- _WHAT TO DO_: Find each line with the string "this" and report it.

- _RECORDS FOR PROCESSING_:
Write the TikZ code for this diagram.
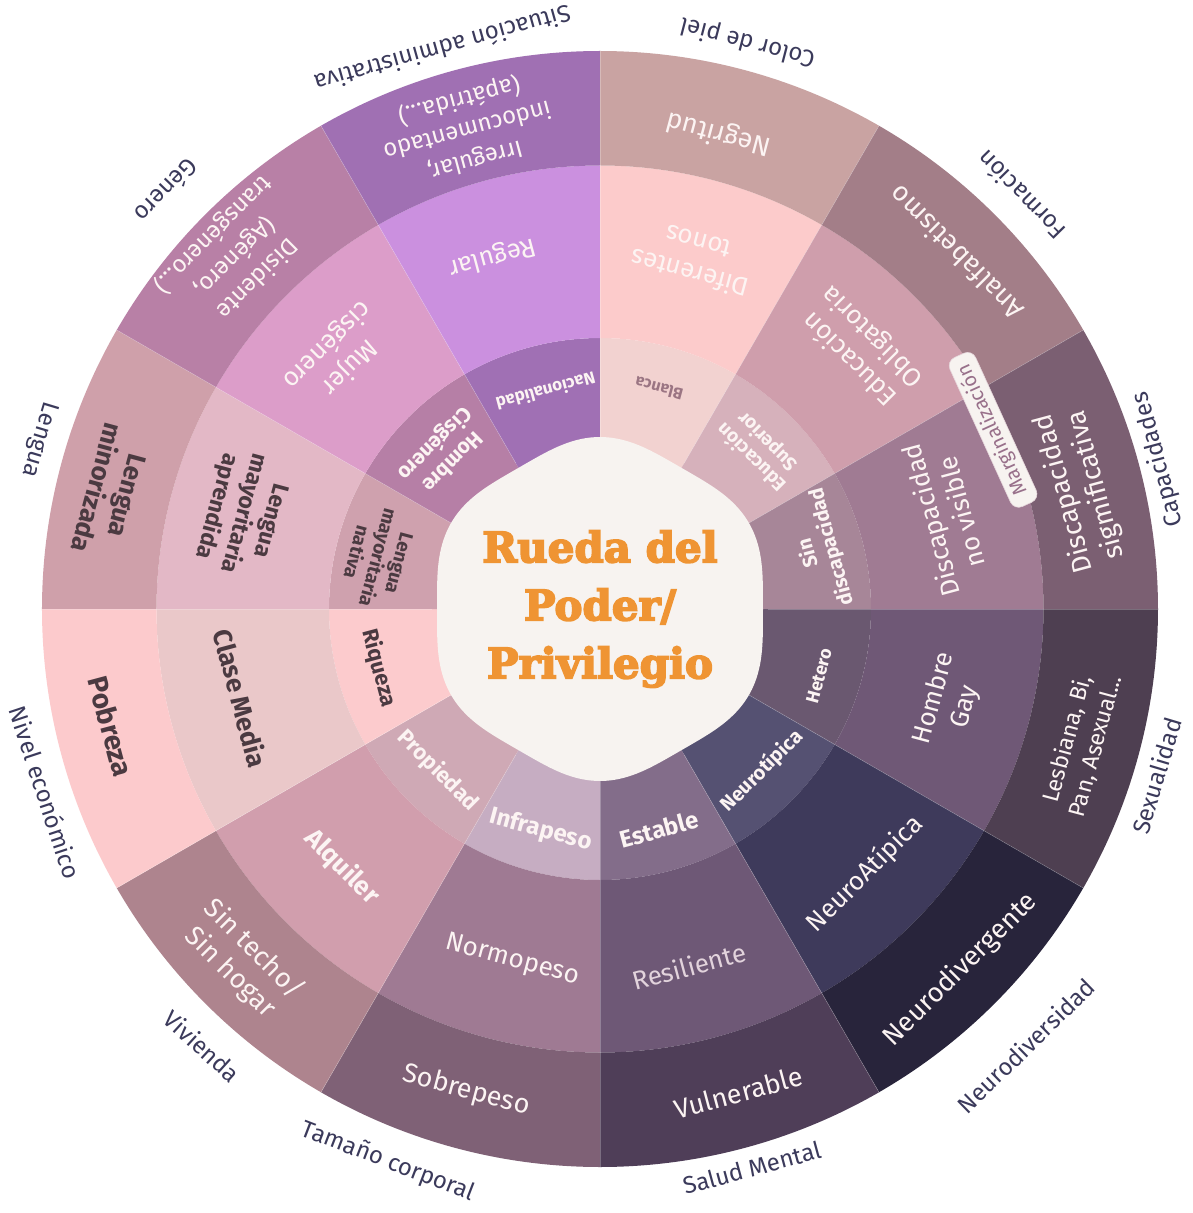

* * *

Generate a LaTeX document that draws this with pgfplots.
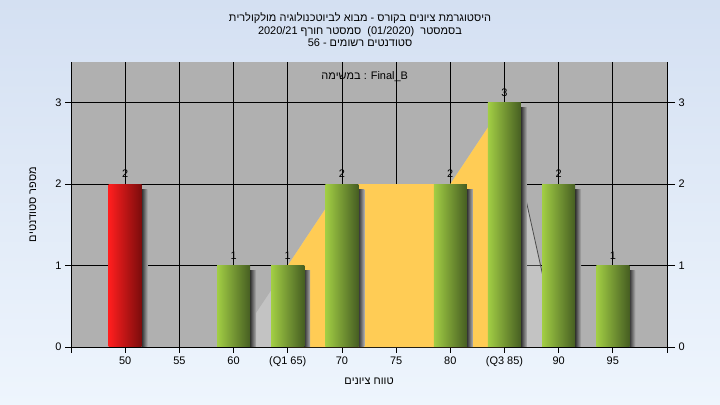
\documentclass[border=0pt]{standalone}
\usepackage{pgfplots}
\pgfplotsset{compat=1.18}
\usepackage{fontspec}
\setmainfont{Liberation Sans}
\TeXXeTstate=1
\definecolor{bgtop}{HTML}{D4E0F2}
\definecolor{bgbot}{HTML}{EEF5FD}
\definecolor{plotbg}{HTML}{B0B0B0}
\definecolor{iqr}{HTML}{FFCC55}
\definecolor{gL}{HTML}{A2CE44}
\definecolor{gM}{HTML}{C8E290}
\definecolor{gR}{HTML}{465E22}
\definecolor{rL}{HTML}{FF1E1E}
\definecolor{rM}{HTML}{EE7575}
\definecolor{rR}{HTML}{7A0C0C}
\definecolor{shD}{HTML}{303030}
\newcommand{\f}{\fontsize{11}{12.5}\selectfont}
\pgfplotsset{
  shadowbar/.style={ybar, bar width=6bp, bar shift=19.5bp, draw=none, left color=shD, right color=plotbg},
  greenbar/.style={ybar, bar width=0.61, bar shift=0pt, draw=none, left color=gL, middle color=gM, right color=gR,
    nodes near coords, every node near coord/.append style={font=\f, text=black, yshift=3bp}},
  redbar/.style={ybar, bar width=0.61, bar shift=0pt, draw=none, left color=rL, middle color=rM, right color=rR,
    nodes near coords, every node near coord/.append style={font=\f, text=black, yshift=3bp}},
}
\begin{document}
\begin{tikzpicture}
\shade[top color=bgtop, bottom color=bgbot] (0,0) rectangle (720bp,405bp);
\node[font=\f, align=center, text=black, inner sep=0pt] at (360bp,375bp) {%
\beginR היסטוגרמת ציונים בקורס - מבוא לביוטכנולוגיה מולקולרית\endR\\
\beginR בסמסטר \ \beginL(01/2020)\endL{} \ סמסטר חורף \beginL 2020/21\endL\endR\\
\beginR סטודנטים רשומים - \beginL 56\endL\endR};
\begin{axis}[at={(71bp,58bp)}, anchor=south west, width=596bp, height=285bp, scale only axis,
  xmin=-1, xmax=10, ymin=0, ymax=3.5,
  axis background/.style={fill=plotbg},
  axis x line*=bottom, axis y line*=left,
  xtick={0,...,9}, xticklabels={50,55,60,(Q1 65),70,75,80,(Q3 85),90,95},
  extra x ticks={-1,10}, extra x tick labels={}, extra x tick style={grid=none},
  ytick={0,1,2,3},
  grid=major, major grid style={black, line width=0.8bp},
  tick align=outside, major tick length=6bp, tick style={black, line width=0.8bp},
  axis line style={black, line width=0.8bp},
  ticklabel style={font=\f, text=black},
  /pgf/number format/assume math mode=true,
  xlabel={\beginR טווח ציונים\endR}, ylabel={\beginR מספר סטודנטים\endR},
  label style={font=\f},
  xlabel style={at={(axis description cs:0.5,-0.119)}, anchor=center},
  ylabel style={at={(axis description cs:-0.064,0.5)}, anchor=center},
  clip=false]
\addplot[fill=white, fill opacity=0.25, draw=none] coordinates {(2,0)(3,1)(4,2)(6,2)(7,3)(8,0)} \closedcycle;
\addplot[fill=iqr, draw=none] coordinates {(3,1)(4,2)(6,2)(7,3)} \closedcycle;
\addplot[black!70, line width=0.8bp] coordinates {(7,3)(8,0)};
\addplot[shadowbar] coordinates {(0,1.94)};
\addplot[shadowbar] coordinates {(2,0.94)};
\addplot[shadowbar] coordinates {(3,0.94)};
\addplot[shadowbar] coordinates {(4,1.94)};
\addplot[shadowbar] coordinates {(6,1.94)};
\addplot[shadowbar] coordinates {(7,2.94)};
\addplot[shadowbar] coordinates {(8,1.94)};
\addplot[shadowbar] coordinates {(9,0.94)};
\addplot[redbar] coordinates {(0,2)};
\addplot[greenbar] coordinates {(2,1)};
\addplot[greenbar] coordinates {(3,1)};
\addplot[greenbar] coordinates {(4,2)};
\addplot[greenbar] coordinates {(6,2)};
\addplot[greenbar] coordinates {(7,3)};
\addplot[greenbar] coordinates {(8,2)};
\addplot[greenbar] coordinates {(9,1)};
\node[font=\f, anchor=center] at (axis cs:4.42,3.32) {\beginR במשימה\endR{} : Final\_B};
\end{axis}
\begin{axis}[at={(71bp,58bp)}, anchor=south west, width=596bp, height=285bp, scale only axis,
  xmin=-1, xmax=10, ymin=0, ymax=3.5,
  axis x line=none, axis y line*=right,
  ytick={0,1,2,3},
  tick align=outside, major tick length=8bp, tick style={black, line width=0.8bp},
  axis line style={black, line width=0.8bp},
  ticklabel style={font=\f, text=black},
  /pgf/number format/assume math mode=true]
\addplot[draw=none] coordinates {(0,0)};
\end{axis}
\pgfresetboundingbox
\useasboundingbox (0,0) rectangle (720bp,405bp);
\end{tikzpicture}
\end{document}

- _RESPONSE TO THE TASK_:
Write the TikZ code for this diagram.
Generate a LaTeX document that draws this with pgfplots.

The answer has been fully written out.